**Work to complete**
Write out the data below exactly as given, without any of its pictures.

**Data lines**
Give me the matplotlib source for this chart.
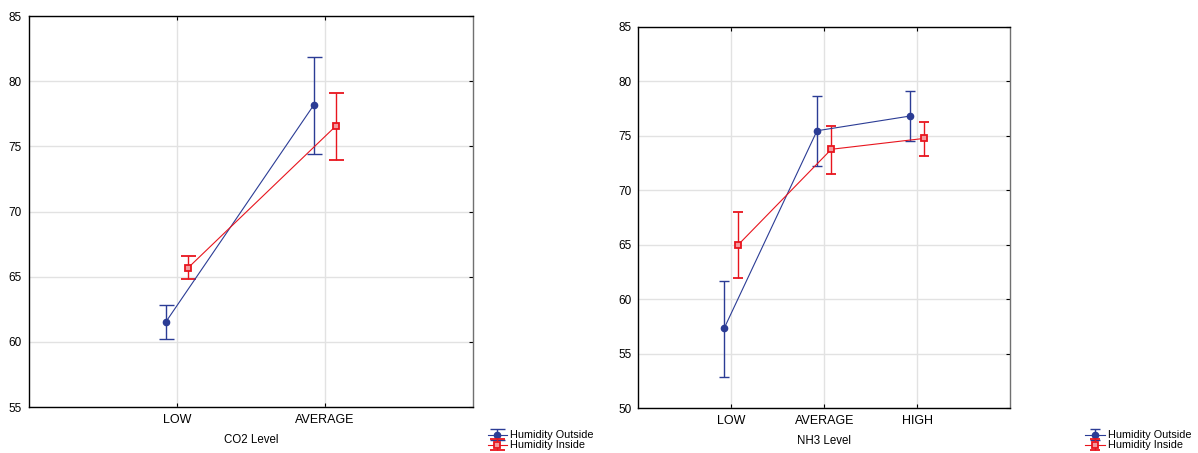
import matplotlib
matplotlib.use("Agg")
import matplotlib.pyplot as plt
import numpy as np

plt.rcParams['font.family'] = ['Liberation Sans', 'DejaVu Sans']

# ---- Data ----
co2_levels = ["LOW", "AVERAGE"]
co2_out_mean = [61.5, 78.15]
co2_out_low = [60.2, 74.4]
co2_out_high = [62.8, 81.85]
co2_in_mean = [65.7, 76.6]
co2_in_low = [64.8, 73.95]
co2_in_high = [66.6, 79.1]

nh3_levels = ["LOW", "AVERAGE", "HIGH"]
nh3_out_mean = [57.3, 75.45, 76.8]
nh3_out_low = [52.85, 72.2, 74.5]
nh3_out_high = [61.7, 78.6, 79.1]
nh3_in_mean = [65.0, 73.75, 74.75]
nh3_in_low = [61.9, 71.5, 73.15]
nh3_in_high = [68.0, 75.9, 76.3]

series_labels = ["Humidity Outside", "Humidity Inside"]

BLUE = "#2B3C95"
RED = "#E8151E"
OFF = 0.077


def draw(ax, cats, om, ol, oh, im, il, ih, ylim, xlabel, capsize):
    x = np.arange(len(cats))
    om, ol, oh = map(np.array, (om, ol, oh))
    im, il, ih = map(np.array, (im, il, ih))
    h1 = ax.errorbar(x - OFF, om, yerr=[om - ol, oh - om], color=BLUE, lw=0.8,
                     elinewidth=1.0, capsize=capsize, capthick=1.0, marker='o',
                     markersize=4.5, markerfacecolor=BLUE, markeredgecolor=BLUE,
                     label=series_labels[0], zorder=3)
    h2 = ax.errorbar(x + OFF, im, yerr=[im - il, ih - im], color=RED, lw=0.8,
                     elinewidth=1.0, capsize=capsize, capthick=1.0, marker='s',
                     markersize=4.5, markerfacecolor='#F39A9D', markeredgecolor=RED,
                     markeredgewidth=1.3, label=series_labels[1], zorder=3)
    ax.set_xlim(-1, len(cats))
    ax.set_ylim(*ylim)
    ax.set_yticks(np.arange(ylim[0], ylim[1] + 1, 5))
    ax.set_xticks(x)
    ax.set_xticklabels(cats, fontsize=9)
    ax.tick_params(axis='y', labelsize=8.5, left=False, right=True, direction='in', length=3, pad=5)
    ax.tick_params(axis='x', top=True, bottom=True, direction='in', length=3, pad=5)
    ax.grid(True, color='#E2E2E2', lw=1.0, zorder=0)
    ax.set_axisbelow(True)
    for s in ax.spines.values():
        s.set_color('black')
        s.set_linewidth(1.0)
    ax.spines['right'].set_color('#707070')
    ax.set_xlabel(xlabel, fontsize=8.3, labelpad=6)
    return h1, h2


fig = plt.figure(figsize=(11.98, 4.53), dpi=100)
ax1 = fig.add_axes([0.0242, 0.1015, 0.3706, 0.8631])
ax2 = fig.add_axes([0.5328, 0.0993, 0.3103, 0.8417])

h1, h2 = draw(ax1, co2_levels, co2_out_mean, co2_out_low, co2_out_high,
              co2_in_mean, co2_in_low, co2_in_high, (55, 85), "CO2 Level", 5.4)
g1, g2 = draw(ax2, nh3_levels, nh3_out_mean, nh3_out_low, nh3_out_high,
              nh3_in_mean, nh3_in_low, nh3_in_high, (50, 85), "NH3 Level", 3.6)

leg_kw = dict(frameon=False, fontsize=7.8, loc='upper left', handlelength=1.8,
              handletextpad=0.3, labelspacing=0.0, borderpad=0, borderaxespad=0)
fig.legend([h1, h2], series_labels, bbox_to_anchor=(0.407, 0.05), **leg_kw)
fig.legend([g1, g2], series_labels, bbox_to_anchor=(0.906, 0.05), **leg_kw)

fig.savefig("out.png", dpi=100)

**Task output**
Give me the matplotlib source for this chart.
import matplotlib
matplotlib.use("Agg")
import matplotlib.pyplot as plt
import numpy as np

plt.rcParams['font.family'] = ['Liberation Sans', 'DejaVu Sans']

# ---- Data ----
co2_levels = ["LOW", "AVERAGE"]
co2_out_mean = [61.5, 78.15]
co2_out_low = [60.2, 74.4]
co2_out_high = [62.8, 81.85]
co2_in_mean = [65.7, 76.6]
co2_in_low = [64.8, 73.95]
co2_in_high = [66.6, 79.1]

nh3_levels = ["LOW", "AVERAGE", "HIGH"]
nh3_out_mean = [57.3, 75.45, 76.8]
nh3_out_low = [52.85, 72.2, 74.5]
nh3_out_high = [61.7, 78.6, 79.1]
nh3_in_mean = [65.0, 73.75, 74.75]
nh3_in_low = [61.9, 71.5, 73.15]
nh3_in_high = [68.0, 75.9, 76.3]

series_labels = ["Humidity Outside", "Humidity Inside"]

BLUE = "#2B3C95"
RED = "#E8151E"
OFF = 0.077


def draw(ax, cats, om, ol, oh, im, il, ih, ylim, xlabel, capsize):
    x = np.arange(len(cats))
    om, ol, oh = map(np.array, (om, ol, oh))
    im, il, ih = map(np.array, (im, il, ih))
    h1 = ax.errorbar(x - OFF, om, yerr=[om - ol, oh - om], color=BLUE, lw=0.8,
                     elinewidth=1.0, capsize=capsize, capthick=1.0, marker='o',
                     markersize=4.5, markerfacecolor=BLUE, markeredgecolor=BLUE,
                     label=series_labels[0], zorder=3)
    h2 = ax.errorbar(x + OFF, im, yerr=[im - il, ih - im], color=RED, lw=0.8,
                     elinewidth=1.0, capsize=capsize, capthick=1.0, marker='s',
                     markersize=4.5, markerfacecolor='#F39A9D', markeredgecolor=RED,
                     markeredgewidth=1.3, label=series_labels[1], zorder=3)
    ax.set_xlim(-1, len(cats))
    ax.set_ylim(*ylim)
    ax.set_yticks(np.arange(ylim[0], ylim[1] + 1, 5))
    ax.set_xticks(x)
    ax.set_xticklabels(cats, fontsize=9)
    ax.tick_params(axis='y', labelsize=8.5, left=False, right=True, direction='in', length=3, pad=5)
    ax.tick_params(axis='x', top=True, bottom=True, direction='in', length=3, pad=5)
    ax.grid(True, color='#E2E2E2', lw=1.0, zorder=0)
    ax.set_axisbelow(True)
    for s in ax.spines.values():
        s.set_color('black')
        s.set_linewidth(1.0)
    ax.spines['right'].set_color('#707070')
    ax.set_xlabel(xlabel, fontsize=8.3, labelpad=6)
    return h1, h2


fig = plt.figure(figsize=(11.98, 4.53), dpi=100)
ax1 = fig.add_axes([0.0242, 0.1015, 0.3706, 0.8631])
ax2 = fig.add_axes([0.5328, 0.0993, 0.3103, 0.8417])

h1, h2 = draw(ax1, co2_levels, co2_out_mean, co2_out_low, co2_out_high,
              co2_in_mean, co2_in_low, co2_in_high, (55, 85), "CO2 Level", 5.4)
g1, g2 = draw(ax2, nh3_levels, nh3_out_mean, nh3_out_low, nh3_out_high,
              nh3_in_mean, nh3_in_low, nh3_in_high, (50, 85), "NH3 Level", 3.6)

leg_kw = dict(frameon=False, fontsize=7.8, loc='upper left', handlelength=1.8,
              handletextpad=0.3, labelspacing=0.0, borderpad=0, borderaxespad=0)
fig.legend([h1, h2], series_labels, bbox_to_anchor=(0.407, 0.05), **leg_kw)
fig.legend([g1, g2], series_labels, bbox_to_anchor=(0.906, 0.05), **leg_kw)

fig.savefig("out.png", dpi=100)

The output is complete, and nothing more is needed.